* [Dataset content]:
## Begin

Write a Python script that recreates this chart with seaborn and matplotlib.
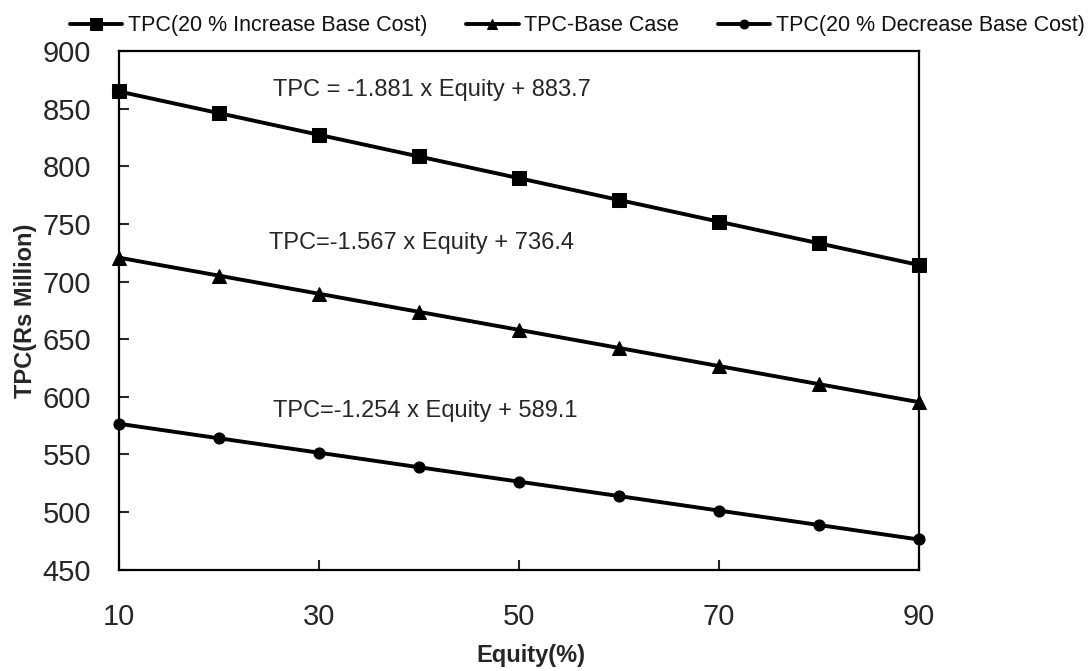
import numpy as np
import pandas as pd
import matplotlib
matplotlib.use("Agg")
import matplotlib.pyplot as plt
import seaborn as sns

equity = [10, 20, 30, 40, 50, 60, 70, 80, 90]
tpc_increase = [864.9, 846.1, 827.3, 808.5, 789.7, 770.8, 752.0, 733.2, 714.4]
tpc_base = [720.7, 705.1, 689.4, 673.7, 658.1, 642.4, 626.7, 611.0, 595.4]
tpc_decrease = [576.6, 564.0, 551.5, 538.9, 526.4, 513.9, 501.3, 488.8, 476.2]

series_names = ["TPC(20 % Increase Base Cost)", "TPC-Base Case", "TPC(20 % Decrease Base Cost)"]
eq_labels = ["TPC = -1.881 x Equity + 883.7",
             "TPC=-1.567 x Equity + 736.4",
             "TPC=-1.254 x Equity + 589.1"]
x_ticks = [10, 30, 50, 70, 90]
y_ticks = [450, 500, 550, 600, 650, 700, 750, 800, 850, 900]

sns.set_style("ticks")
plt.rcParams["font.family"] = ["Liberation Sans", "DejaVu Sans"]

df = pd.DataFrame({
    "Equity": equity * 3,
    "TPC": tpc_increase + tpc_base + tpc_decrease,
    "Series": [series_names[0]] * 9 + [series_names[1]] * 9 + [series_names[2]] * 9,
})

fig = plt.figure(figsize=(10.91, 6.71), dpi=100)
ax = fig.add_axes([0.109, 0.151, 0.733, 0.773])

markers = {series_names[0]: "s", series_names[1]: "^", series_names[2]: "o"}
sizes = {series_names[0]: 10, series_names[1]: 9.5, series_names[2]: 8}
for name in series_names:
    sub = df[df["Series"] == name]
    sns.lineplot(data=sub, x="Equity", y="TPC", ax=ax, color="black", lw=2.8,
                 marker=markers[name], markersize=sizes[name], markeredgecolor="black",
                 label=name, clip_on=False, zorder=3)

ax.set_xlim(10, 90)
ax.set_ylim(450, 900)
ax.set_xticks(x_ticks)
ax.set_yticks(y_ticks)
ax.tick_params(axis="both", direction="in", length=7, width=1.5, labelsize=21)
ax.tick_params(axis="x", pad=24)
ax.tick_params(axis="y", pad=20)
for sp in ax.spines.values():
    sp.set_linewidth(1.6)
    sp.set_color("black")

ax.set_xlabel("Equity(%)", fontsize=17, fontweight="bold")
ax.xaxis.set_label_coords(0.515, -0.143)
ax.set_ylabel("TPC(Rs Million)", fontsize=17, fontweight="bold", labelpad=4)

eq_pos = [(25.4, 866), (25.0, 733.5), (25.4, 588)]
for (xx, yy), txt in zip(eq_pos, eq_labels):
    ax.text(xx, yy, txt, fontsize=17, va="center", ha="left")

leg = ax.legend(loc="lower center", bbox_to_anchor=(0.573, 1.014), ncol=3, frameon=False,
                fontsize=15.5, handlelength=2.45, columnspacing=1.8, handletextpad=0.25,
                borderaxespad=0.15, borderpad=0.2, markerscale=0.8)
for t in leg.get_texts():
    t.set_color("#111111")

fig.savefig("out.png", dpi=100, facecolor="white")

## End
## Begin

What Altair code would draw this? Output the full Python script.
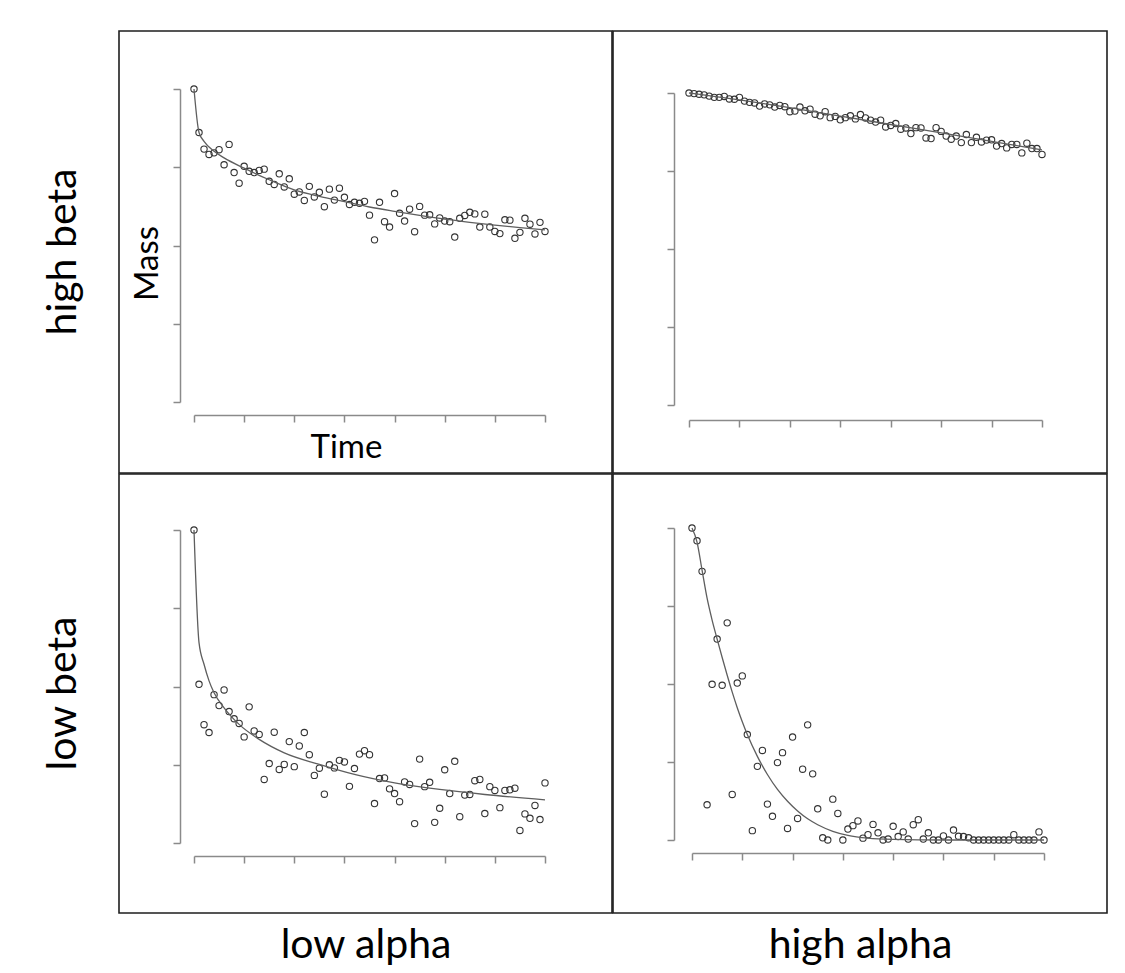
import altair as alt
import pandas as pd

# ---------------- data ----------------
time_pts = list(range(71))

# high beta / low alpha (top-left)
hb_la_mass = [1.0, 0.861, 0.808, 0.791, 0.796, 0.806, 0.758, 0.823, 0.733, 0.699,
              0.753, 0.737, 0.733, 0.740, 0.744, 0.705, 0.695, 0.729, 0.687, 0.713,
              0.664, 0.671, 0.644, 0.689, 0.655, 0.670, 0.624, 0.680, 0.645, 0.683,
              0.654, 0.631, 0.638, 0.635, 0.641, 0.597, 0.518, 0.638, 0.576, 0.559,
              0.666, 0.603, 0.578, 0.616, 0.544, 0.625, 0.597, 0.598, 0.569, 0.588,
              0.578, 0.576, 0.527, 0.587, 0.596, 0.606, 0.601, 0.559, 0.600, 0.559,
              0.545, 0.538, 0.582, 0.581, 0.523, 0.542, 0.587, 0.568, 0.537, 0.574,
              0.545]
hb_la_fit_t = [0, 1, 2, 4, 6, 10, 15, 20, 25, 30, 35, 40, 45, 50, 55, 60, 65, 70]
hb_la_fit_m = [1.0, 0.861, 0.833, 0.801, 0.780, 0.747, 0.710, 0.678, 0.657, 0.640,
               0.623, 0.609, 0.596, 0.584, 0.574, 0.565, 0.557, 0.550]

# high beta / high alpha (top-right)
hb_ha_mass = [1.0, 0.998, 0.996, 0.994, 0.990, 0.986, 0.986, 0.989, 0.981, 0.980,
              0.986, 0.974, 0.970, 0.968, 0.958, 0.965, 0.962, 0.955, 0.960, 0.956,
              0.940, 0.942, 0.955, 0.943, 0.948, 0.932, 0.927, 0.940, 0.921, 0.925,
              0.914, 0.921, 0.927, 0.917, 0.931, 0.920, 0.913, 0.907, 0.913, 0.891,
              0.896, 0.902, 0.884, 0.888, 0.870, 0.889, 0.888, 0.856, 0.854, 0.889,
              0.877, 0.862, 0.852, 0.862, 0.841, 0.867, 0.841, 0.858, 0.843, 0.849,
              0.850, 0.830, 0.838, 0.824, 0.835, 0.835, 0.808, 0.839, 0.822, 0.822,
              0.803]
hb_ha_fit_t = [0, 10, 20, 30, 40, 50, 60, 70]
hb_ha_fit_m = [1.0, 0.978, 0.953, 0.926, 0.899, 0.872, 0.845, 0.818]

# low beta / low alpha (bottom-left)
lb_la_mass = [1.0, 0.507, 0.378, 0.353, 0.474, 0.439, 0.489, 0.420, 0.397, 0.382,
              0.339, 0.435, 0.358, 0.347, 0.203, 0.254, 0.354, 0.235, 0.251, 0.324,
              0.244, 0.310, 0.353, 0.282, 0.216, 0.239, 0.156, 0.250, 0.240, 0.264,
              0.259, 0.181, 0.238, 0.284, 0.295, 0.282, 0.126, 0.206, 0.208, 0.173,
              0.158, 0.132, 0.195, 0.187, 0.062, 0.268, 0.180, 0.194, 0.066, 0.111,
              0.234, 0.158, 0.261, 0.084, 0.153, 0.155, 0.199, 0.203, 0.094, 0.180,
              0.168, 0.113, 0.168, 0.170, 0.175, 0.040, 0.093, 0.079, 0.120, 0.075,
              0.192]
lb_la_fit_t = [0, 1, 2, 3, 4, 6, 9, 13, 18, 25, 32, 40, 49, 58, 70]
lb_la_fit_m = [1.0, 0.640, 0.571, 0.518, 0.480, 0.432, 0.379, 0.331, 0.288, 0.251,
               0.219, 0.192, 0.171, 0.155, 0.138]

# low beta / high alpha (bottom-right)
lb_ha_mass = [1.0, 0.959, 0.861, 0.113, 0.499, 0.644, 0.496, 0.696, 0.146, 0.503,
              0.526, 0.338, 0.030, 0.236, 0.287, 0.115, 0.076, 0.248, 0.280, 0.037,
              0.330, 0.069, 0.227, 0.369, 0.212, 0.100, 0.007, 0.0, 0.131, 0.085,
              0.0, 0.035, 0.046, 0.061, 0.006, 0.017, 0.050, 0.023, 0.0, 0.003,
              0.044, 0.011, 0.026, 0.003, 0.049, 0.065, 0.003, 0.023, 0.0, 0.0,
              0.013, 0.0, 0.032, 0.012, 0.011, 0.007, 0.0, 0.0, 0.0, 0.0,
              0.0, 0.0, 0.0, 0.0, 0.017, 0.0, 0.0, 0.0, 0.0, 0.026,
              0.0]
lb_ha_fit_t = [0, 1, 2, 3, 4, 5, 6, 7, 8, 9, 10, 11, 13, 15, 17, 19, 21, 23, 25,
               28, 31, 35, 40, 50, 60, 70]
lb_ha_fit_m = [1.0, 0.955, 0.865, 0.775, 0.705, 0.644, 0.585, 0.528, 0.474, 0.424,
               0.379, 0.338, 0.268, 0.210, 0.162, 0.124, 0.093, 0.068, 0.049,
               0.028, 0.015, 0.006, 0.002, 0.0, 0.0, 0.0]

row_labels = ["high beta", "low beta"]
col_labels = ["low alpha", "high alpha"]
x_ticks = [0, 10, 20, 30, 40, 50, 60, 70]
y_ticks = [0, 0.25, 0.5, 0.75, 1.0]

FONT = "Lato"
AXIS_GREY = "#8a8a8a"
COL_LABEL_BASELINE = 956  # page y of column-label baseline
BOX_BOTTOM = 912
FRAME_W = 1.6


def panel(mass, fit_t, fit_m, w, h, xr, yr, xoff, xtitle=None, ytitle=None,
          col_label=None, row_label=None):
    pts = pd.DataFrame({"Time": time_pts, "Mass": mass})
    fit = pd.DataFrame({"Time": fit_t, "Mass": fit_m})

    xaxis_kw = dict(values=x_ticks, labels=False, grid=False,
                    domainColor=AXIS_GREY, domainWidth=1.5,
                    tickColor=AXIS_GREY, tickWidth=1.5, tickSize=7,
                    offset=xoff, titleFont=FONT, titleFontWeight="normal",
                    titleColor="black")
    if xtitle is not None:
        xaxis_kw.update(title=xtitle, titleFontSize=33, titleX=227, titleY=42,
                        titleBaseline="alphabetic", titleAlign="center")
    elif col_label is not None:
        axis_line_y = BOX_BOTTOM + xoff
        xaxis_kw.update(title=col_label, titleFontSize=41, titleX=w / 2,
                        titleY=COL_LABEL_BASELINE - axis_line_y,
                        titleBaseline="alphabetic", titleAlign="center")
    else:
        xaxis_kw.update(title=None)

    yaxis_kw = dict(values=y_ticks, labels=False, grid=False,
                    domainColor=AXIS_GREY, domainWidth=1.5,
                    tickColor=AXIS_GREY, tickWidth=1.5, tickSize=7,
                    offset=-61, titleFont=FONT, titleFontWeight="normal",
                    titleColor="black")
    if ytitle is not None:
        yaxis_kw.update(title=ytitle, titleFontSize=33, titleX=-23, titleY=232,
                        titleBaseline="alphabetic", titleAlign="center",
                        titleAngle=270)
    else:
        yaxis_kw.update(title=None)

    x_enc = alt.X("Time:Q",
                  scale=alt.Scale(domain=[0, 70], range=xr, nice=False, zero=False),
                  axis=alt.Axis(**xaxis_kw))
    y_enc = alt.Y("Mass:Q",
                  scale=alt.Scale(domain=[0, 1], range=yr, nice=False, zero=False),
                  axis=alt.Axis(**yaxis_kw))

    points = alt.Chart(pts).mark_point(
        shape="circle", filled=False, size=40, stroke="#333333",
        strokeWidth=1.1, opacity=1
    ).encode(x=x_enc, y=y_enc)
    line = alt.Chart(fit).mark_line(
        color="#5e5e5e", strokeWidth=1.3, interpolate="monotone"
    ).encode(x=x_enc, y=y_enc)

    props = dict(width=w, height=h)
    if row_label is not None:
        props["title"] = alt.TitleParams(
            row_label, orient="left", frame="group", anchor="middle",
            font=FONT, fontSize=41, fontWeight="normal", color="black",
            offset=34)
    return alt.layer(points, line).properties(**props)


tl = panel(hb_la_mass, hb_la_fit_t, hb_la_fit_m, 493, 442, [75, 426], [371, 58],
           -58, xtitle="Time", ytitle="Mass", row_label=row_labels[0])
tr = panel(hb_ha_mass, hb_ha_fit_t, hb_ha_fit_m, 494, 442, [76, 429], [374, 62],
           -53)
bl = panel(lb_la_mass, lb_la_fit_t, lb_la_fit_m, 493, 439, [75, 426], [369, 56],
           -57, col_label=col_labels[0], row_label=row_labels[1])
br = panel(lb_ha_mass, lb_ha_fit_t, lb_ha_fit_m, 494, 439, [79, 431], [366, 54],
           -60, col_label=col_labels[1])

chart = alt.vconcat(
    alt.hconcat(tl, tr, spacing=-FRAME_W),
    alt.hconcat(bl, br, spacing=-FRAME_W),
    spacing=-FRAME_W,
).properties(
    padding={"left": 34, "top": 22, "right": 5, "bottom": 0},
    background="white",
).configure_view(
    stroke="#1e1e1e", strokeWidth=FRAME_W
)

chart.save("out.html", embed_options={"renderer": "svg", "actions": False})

## End

* [Work to do]: Write out again exactly the lines above from the one with "Write a Python" through the one with "501.3, 488.8, 476.2]", adding no other lines and no pictures.

* [Solved exercise]:
Write a Python script that recreates this chart with seaborn and matplotlib.
import numpy as np
import pandas as pd
import matplotlib
matplotlib.use("Agg")
import matplotlib.pyplot as plt
import seaborn as sns

equity = [10, 20, 30, 40, 50, 60, 70, 80, 90]
tpc_increase = [864.9, 846.1, 827.3, 808.5, 789.7, 770.8, 752.0, 733.2, 714.4]
tpc_base = [720.7, 705.1, 689.4, 673.7, 658.1, 642.4, 626.7, 611.0, 595.4]
tpc_decrease = [576.6, 564.0, 551.5, 538.9, 526.4, 513.9, 501.3, 488.8, 476.2]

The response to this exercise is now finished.